Back in the nineties, NASA designed an interplanetary weather satellite to orbit Mars. However, it deviated from its planned trajectory and was destroyed in the atmosphere, simply because of a minor miscalculation; a result of the NASA team and their contractor using different systems of measurement.
By the same token, business owners need to determine what metrics to use to measure their progress, before they can work out what still needs to be adjusted to get them to their ultimate goals. Many businesses know this, but many don't know they're doing it wrong.
Connect with customers
Most organisations use the same key performance indicators such as sales, customer retention, and product quality to track their progress. What's the problem with this picture? They're measuring where they are now in relation to where they were before, leaving the question of where they want to be, and how to close the gap, to guesswork.
Why waste time testing one strategy after another when you can find all your answers in one place: With your current and prospective customers? They'll tell you exactly where to aim and what to do to get there. This is why customer surveys are the proverbial toolkit of business progress tracking.
A customer survey is simply a series of questions that you ask your customers, to gauge their satisfaction, so you can hold on to them and collect ideas about how to improve your business offerings. There are a number of ways to distribute these surveys, but it's no surprise that social media is trumping phone calls, text messages and emails as the preferred platform for customers to communicate with businesses and brands.
Viable customers
What you choose to ask your customers is entirely dependent on what goals you wish to outline and track. That's the easy part, but it's significantly harder to gauge the effectiveness of social media campaigns like these because you need to know what to look for.
You can measure awareness using metrics like volume, reach, exposure and amplification. Retweets, comments and replies will tell you how engaging your content is, and you can keep an eye on traffic by tracking URL shares, clicks and conversions. Plus, there is a plethora of additional plug-ins to this from ORM and sentiment tracking tools for deeper analysis of this data.

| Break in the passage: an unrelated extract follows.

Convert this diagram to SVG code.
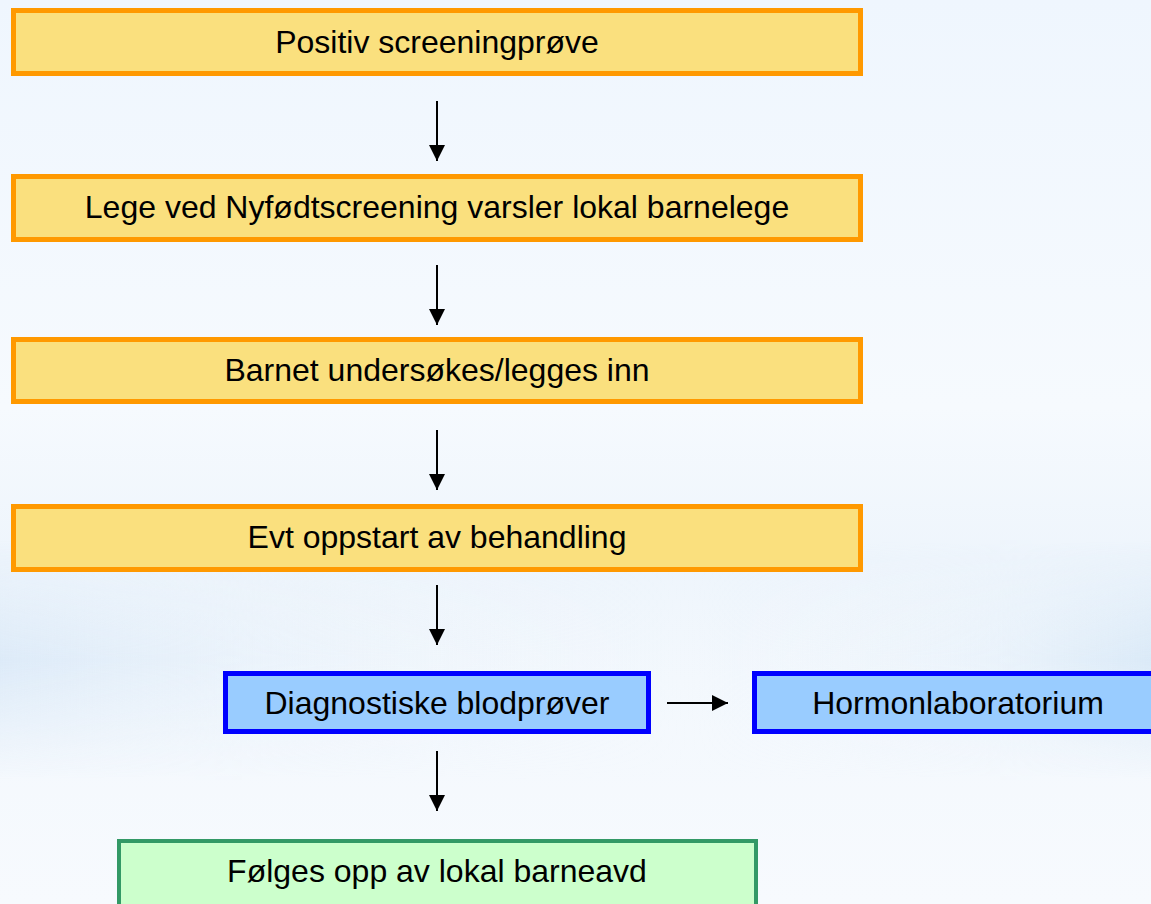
<svg xmlns="http://www.w3.org/2000/svg" width="1151" height="904" viewBox="0 0 1151 904">
  <defs>
    <style>
      .lbl { font-family: "Liberation Sans", Arial, sans-serif; font-size: 32px; fill: #000; text-anchor: middle; }
      .orange rect { fill: #FAE07E; stroke: #FF9900; stroke-width: 5; }
      .blue rect { fill: #99CCFF; stroke: #0000FF; stroke-width: 5; }
      .green rect { fill: #CCFFCC; stroke: #339966; stroke-width: 4; }
      .conn line { stroke: #000; stroke-width: 2; fill: none; }
    </style>
    <marker id="ah" markerUnits="userSpaceOnUse" viewBox="0 0 16 16" markerWidth="16" markerHeight="16" refX="16" refY="8" orient="auto">
      <path d="M0,0 L16,8 L0,16 z" fill="#000"/>
    </marker>
    <linearGradient id="bg" x1="0" y1="0" x2="0" y2="1">
      <stop offset="0" stop-color="#EFF6FE"/>
      <stop offset="0.45" stop-color="#F6FAFE"/>
      <stop offset="0.62" stop-color="#EEF5FC"/>
      <stop offset="0.75" stop-color="#F3F8FD"/>
      <stop offset="1" stop-color="#F7FAFE"/>
    </linearGradient>
    <linearGradient id="band" x1="0" y1="0" x2="1" y2="0">
      <stop offset="0" stop-color="#D9E8F7" stop-opacity="0.85"/>
      <stop offset="0.3" stop-color="#E6F0FA" stop-opacity="0.35"/>
      <stop offset="0.6" stop-color="#F2F7FD" stop-opacity="0"/>
      <stop offset="0.85" stop-color="#E2EEF9" stop-opacity="0.45"/>
      <stop offset="1" stop-color="#D6E7F6" stop-opacity="0.85"/>
    </linearGradient>
    <linearGradient id="bandv" x1="0" y1="0" x2="0" y2="1">
      <stop offset="0" stop-color="#fff" stop-opacity="0"/>
      <stop offset="0.5" stop-color="#fff" stop-opacity="1"/>
      <stop offset="1" stop-color="#fff" stop-opacity="0"/>
    </linearGradient>
    <mask id="bm">
      <rect x="0" y="540" width="1151" height="240" fill="url(#bandv)"/>
    </mask>
  </defs>

  <rect x="0" y="0" width="1151" height="904" fill="url(#bg)"/>
  <rect x="0" y="540" width="1151" height="240" fill="url(#band)" mask="url(#bm)"/>

  <g id="node-positiv" class="orange">
    <rect x="13.5" y="10.5" width="847" height="63"/>
    <text class="lbl" x="437" y="53">Positiv screeningprøve</text>
  </g>
  <g id="node-lege" class="orange">
    <rect x="13.5" y="176.5" width="847" height="63"/>
    <text class="lbl" x="437" y="218">Lege ved Nyfødtscreening varsler lokal barnelege</text>
  </g>
  <g id="node-barnet" class="orange">
    <rect x="13.5" y="339.5" width="847" height="62"/>
    <text class="lbl" x="437" y="381">Barnet undersøkes/legges inn</text>
  </g>
  <g id="node-evt" class="orange">
    <rect x="13.5" y="506.5" width="847" height="63"/>
    <text class="lbl" x="437" y="548">Evt oppstart av behandling</text>
  </g>
  <g id="node-diag" class="blue">
    <rect x="225.5" y="673.5" width="423" height="58"/>
    <text class="lbl" x="437" y="714">Diagnostiske blodprøver</text>
  </g>
  <g id="node-hormon" class="blue">
    <rect x="754.5" y="673.5" width="410" height="58"/>
    <text class="lbl" x="958" y="714">Hormonlaboratorium</text>
  </g>
  <g id="node-folges" class="green">
    <rect x="119" y="841" width="637" height="80"/>
    <text class="lbl" x="437" y="882">Følges opp av lokal barneavd</text>
  </g>

  <g id="connectors" class="conn">
    <line x1="437" y1="101" x2="437" y2="161" marker-end="url(#ah)"/>
    <line x1="437" y1="265" x2="437" y2="325" marker-end="url(#ah)"/>
    <line x1="437" y1="430" x2="437" y2="490" marker-end="url(#ah)"/>
    <line x1="437" y1="585" x2="437" y2="645" marker-end="url(#ah)"/>
    <line x1="437" y1="751" x2="437" y2="811" marker-end="url(#ah)"/>
    <line x1="667" y1="703" x2="728" y2="703" marker-end="url(#ah)"/>
  </g>
</svg>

The catch is that in the past, businesses had to compete for space — on billboards, in magazines, during ad breaks on TV — but now it's all about timing. So the first challenge is making sure your social media post questions are being seen by as many of your customers as possible. On the flip side of the coin, people don't have to have any previous experience with your brand to interact with you on social media, so another challenge is calculating which of your respondents are actually viable customers.
Leverage your data
You'll need to tap into the analytics that speak to who your followers are, and then focus on finding ways of channelling them on social media, based on their geographical location and the kind of content they are most likely to consume. Then test your social media measurements against your key performance indicators. Yes, we're back where we started, but this time you'll be armed with what you need to leverage this data, in order to achieve your business goals.